On Friday at the School Games National Finals, para World Record holder for F38 discus, Michael Jenkins (17) from Pembrokeshire, Wales smashed his own record again and declared he is ready to compete with able-bodied and paralympic athletes at a world stage.
Michael threw a staggering 61.19m here and was 45m in front of his nearest competitor. If he were to compete at a world level, he would have finished 8th in the men’s discuss at the Commonwealth Games and would have achieved gold in the para-discus winning by 10m more.
Michael, said: “I always love coming to big competitions, it’s unbelievable to compete for your country and to obliterate your own record. It’s bizarre but brilliant.
“I want to go as far as I can able bodied, hoping for Europeans next year and I want to be an Olympian and Paralympian. See how far I can go in that. I’m gonna have a dominos, a large one to celebrate.”
Previously, Michael broke the world record at the Welsh Senior Championships in June which had stood since the London 2012 Paralympics and is about to compete in the School Games National Finals, the UK’s biggest multi-sport event for 13- and 18-year-olds.

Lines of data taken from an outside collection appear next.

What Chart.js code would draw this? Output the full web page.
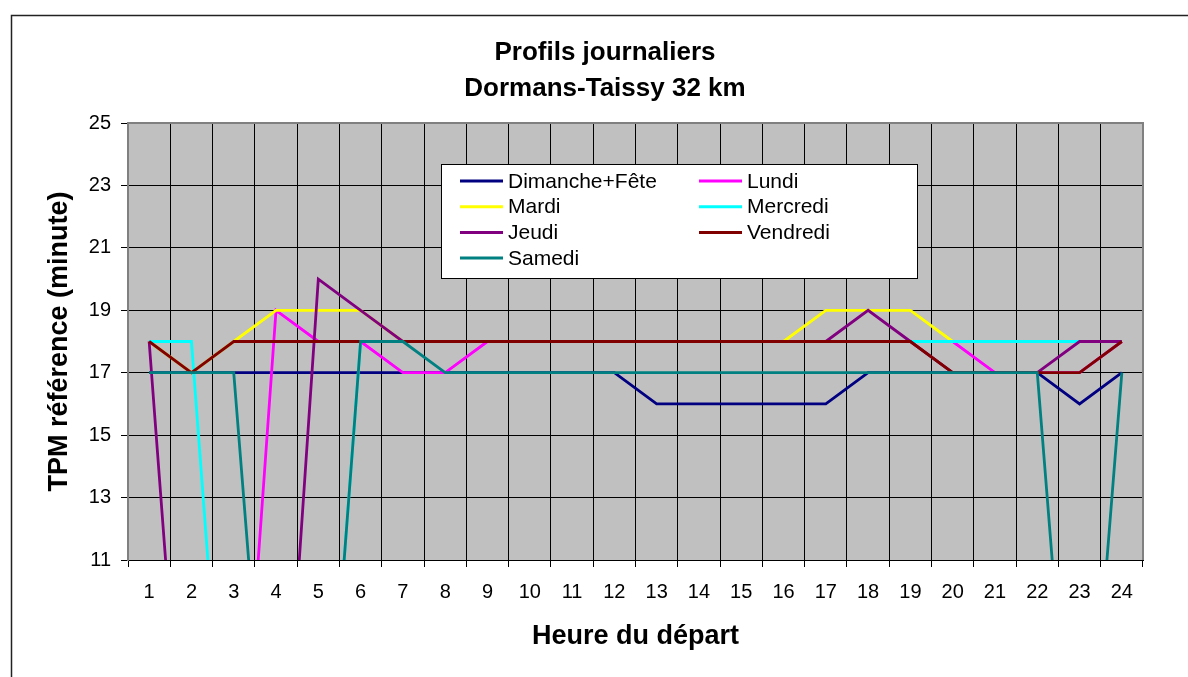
<!DOCTYPE html>
<html lang="fr">
<head>
<meta charset="utf-8">
<title>Profils journaliers</title>
<script src="https://cdn.jsdelivr.net/npm/chart.js@4/dist/chart.umd.min.js"></script>
<style>
  html, body { margin: 0; padding: 0; background: #fff; }
  #wrap { position: relative; width: 1188px; height: 677px; }
</style>
</head>
<body>
<div id="wrap"><canvas id="profils" width="1188" height="677"></canvas></div>
<script>
// heures de départ
const heures = ['1','2','3','4','5','6','7','8','9','10','11','12','13','14','15','16','17','18','19','20','21','22','23','24'];

const titre = ['Profils journaliers', 'Dormans-Taissy 32 km'];
const jours = ['Dimanche+Fête', 'Lundi', 'Mardi', 'Mercredi', 'Jeudi', 'Vendredi', 'Samedi'];
const couleurs = ['#000080', '#FF00FF', '#FFFF00', '#00FFFF', '#800080', '#800000', '#008080'];

// TPM de référence (minutes) par heure, 0 = pas de mesure
const dimanche = [17,17,17,17,17,17,17,17,17,17,17,17,16,16,16,16,16,17,17,17,17,17,16,17];
const lundi    = [0,0,0,19,18,18,17,17,18,18,18,18,18,18,18,18,18,18,18,18,17,17,17,18];
const mardi    = [18,17,18,19,19,19,18,18,18,18,18,18,18,18,18,18,19,19,19,18,18,18,18,18];
const mercredi = [18,18,0,0,0,18,18,18,18,18,18,18,18,18,18,18,18,18,18,18,18,18,18,18];
const jeudi    = [18,0,0,0,20,19,18,18,18,18,18,18,18,18,18,18,18,19,18,17,17,17,18,18];
const vendredi = [18,17,18,18,18,18,18,18,18,18,18,18,18,18,18,18,18,18,18,17,17,17,17,18];
const samedi   = [17,17,17,0,0,18,18,17,17,17,17,17,17,17,17,17,17,17,17,17,17,17,0,17];

const series = [dimanche, lundi, mardi, mercredi, jeudi, vendredi, samedi];

const yMin = 11, yMax = 25, yStep = 2;

const police = "'Liberation Sans', Arial, Helvetica, sans-serif";

const W = 1188, H = 677;
const PAD = { left: 11, top: 123, right: 45, bottom: 0 };
const PLOT_LEFT = 128, PLOT_BOTTOM = 560;

// fond gris, cadre, titre et légende à la manière d'Excel
const decor = {
  id: 'decor',
  beforeDraw(chart) {
    const { ctx, chartArea: a } = chart;
    ctx.save();
    ctx.fillStyle = '#fff';
    ctx.fillRect(0, 0, W, H);
    ctx.fillStyle = '#C0C0C0';
    ctx.fillRect(a.left, a.top, a.right - a.left, a.bottom - a.top);
    // cadre extérieur
    ctx.strokeStyle = '#222';
    ctx.lineWidth = 1.5;
    ctx.beginPath();
    ctx.moveTo(11.5, H + 2);
    ctx.lineTo(11.5, 15.5);
    ctx.lineTo(W + 2, 15.5);
    ctx.stroke();
    ctx.restore();
  },
  beforeDatasetsDraw(chart) {
    const { ctx, chartArea: a } = chart;
    ctx.save();
    ctx.strokeStyle = '#808080';
    ctx.lineWidth = 2;
    ctx.beginPath();
    ctx.moveTo(a.left, a.bottom);
    ctx.lineTo(a.left, a.top);
    ctx.lineTo(a.right, a.top);
    ctx.lineTo(a.right, a.bottom);
    ctx.stroke();
    ctx.restore();
  },
  afterDatasetsDraw(chart) {
    const { ctx } = chart;
    const box = { x: 441, y: 164, w: 476, h: 114 };
    ctx.save();
    ctx.fillStyle = '#fff';
    ctx.fillRect(box.x, box.y, box.w, box.h);
    ctx.strokeStyle = '#000';
    ctx.lineWidth = 1;
    ctx.strokeRect(box.x + 0.5, box.y + 0.5, box.w, box.h);
    ctx.font = '21px ' + police;
    ctx.textBaseline = 'middle';
    ctx.textAlign = 'left';
    chart.data.datasets.forEach((ds, i) => {
      const col = i % 2, row = Math.floor(i / 2);
      const x0 = col === 0 ? 460 : 699;
      const y = 181 + row * 25.7;
      ctx.strokeStyle = ds.borderColor;
      ctx.lineWidth = 3;
      ctx.beginPath();
      ctx.moveTo(x0, y);
      ctx.lineTo(x0 + 43, y);
      ctx.stroke();
      ctx.fillStyle = '#000';
      ctx.fillText(ds.label, x0 + 48, y + 1);
    });
    ctx.restore();
  },
  afterDraw(chart) {
    const { ctx } = chart;
    ctx.save();
    ctx.fillStyle = '#000';
    ctx.font = 'bold 26px ' + police;
    ctx.textAlign = 'center';
    ctx.textBaseline = 'middle';
    titre.forEach((t, i) => ctx.fillText(t, 605, 53 + i * 36));
    ctx.restore();
  }
};

new Chart(document.getElementById('profils'), {
  type: 'line',
  data: {
    labels: heures,
    datasets: series.map((vals, i) => ({
      label: jours[i],
      data: vals,
      borderColor: couleurs[i],
      backgroundColor: couleurs[i],
      borderWidth: 2.8,
      pointRadius: 0,
      tension: 0,
      fill: false,
      // les dernières séries passent par-dessus
      order: series.length - i
    }))
  },
  options: {
    responsive: false,
    animation: false,
    layout: { padding: PAD },
    plugins: {
      legend: { display: false },
      title: { display: false },
      tooltip: { enabled: false }
    },
    scales: {
      x: {
        offset: true,
        grid: { offset: true, color: '#000', lineWidth: 1, tickLength: 7, drawTicks: true },
        border: { color: '#000', width: 1 },
        ticks: { color: '#000', font: { family: police, size: 20 }, padding: 13, maxRotation: 0, autoSkip: false },
        title: {
          display: true, text: 'Heure du départ', color: '#000',
          font: { family: police, size: 27, weight: 'bold' },
          padding: { top: 0, bottom: 24 }
        },
        afterFit: s => { s.height = H - PLOT_BOTTOM - PAD.bottom; }
      },
      y: {
        min: yMin,
        max: yMax,
        grid: { color: '#000', lineWidth: 1, tickLength: 7, drawTicks: true },
        border: { color: '#808080', width: 2 },
        ticks: { stepSize: yStep, color: '#000', font: { family: police, size: 20 }, padding: 10 },
        title: {
          display: true, text: 'TPM référence (minute)', color: '#000',
          font: { family: police, size: 27, weight: 'bold' },
          padding: { top: 32, bottom: 0 }
        },
        afterFit: s => { s.width = PLOT_LEFT - PAD.left; }
      }
    }
  },
  plugins: [decor]
});
</script>
</body>
</html>
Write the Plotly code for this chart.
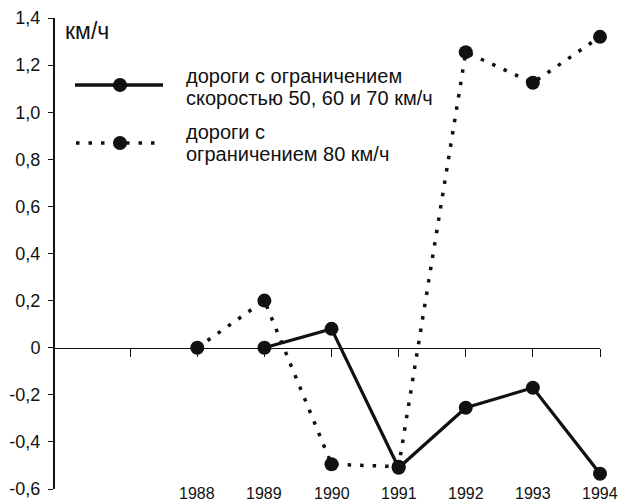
import plotly.graph_objects as go

# ---- data ----
years_solid = [1989, 1990, 1991, 1992, 1993, 1994]
speed_change_50_70 = [0.0, 0.08, -0.51, -0.255, -0.17, -0.535]

years_dotted = [1988, 1989, 1990, 1991, 1992, 1993, 1994]
speed_change_80 = [0.0, 0.2, -0.495, -0.505, 1.255, 1.125, 1.32]

y_tick_vals = [-0.6, -0.4, -0.2, 0, 0.2, 0.4, 0.6, 0.8, 1.0, 1.2, 1.4]
y_tick_text = ["-0,6", "-0,4", "-0,2", "0", "0,2", "0,4", "0,6", "0,8", "1,0", "1,2", "1,4"]
x_tick_vals = [1987, 1988, 1989, 1990, 1991, 1992, 1993, 1994]
year_labels = ["1988", "1989", "1990", "1991", "1992", "1993", "1994"]

legend_lines = [["дороги с ограничением", "скоростью 50, 60 и 70 км/ч"],
                ["дороги с", "ограничением 80 км/ч"]]
unit_label = "км/ч"

FONT = "Liberation Sans, Arial, sans-serif"
W, H = 620, 502
# plot area in page pixels: x 55..600, y 18..489
L, T = 55, 18
R = W - 600
B = H - 489
PW, PH = W - L - R, H - T - B


def px(xp):  # page x pixel -> paper fraction
    return (xp - L) / PW


def py(yp):  # page y pixel -> paper fraction
    return (H - B - yp) / PH


fig = go.Figure()

fig.add_trace(go.Scatter(
    x=years_dotted, y=speed_change_80, mode="lines+markers",
    line=dict(color="#111", width=3.5, dash="3.5px,9px"),
    marker=dict(size=14, color="#111"), cliponaxis=False, showlegend=False,
    hoverinfo="skip"))

fig.add_trace(go.Scatter(
    x=years_solid, y=speed_change_50_70, mode="lines+markers",
    line=dict(color="#111", width=3.2),
    marker=dict(size=14, color="#111"), cliponaxis=False, showlegend=False,
    hoverinfo="skip"))

shapes = []
annotations = []

# legend samples (drawn manually)
shapes.append(dict(type="line", xref="paper", yref="paper",
                   x0=px(75), x1=px(163), y0=py(85), y1=py(85),
                   line=dict(color="#111", width=3.5)))
shapes.append(dict(type="line", xref="paper", yref="paper",
                   x0=px(76), x1=px(163), y0=py(143), y1=py(143),
                   line=dict(color="#111", width=3.5, dash="3.5px,9px")))
for yy in (85, 143):
    shapes.append(dict(type="circle", xref="paper", yref="paper",
                       xsizemode="pixel", ysizemode="pixel",
                       xanchor=px(120), yanchor=py(yy),
                       x0=-7, x1=7, y0=-7, y1=7,
                       fillcolor="#111", line=dict(width=0)))

legend_text_rows = [(76, legend_lines[0][0]), (98, legend_lines[0][1]),
                    (132, legend_lines[1][0]), (154, legend_lines[1][1])]
for yy, txt in legend_text_rows:
    annotations.append(dict(xref="paper", yref="paper", x=px(184), y=py(yy),
                            xanchor="left", yanchor="middle", text=txt,
                            showarrow=False, font=dict(family=FONT, size=20, color="#111")))

annotations.append(dict(xref="paper", yref="paper", x=px(63), y=py(31),
                        xanchor="left", yanchor="middle", text=unit_label,
                        showarrow=False, font=dict(family=FONT, size=23, color="#111")))

for yr in year_labels:
    annotations.append(dict(xref="x", yref="paper", x=int(yr), y=0,
                            xanchor="center", yanchor="top", yshift=6, text=yr,
                            showarrow=False, font=dict(family=FONT, size=16, color="#111")))

fig.update_layout(
    width=W, height=H,
    margin=dict(l=L, r=R, t=T, b=B, pad=0, autoexpand=False),
    paper_bgcolor="white", plot_bgcolor="white",
    showlegend=False, hovermode=False,
    shapes=shapes, annotations=annotations,
    xaxis=dict(range=[1985.88, 1994], anchor="free", position=0.3,
               showline=True, linecolor="#111", linewidth=1.5,
               ticks="outside", ticklen=8, tickwidth=1, tickcolor="#111",
               tickvals=x_tick_vals, showticklabels=False,
               showgrid=False, zeroline=False),
    yaxis=dict(range=[-0.6, 1.4], showline=True, linecolor="#111", linewidth=2,
               ticks="outside", ticklen=5, tickwidth=1, tickcolor="#111",
               tickvals=y_tick_vals, ticktext=y_tick_text,
               tickfont=dict(family=FONT, size=18, color="#111"),
               ticklabelstandoff=4,
               showgrid=False, zeroline=False),
)

fig.write_html(
    "out.html",
    config={"displayModeBar": False, "staticPlot": True},
    post_script="document.body.style.margin='0';document.body.style.overflow='hidden';",
)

On the path to lead the charge on a world level, Michael who has had cerebral palsy since birth has also faced anxiety and depression. He hopes to be a role model for others and that his journey can encourage more to step forward and achieve their potential.
The School Games National Finals, a four-day event led by children’s charity the Youth Sport Trust between the 1st to the 4th of September, will host 1,000 athletes at Loughborough University this year. It is renowned as a launching pad for athletes with former alumni, including Commonwealth Games medallists, Adam Peaty, Katarina Johnson-Thompson and Hannah Cockroft.
This year the event is taking place thanks to National Lottery funding from Sport England as part of the organisation’s Birmingham 2022 legacy investment. It provides the young athletes with first class facilities and the experience of being in a sport competition village akin to the Commonwealth Games.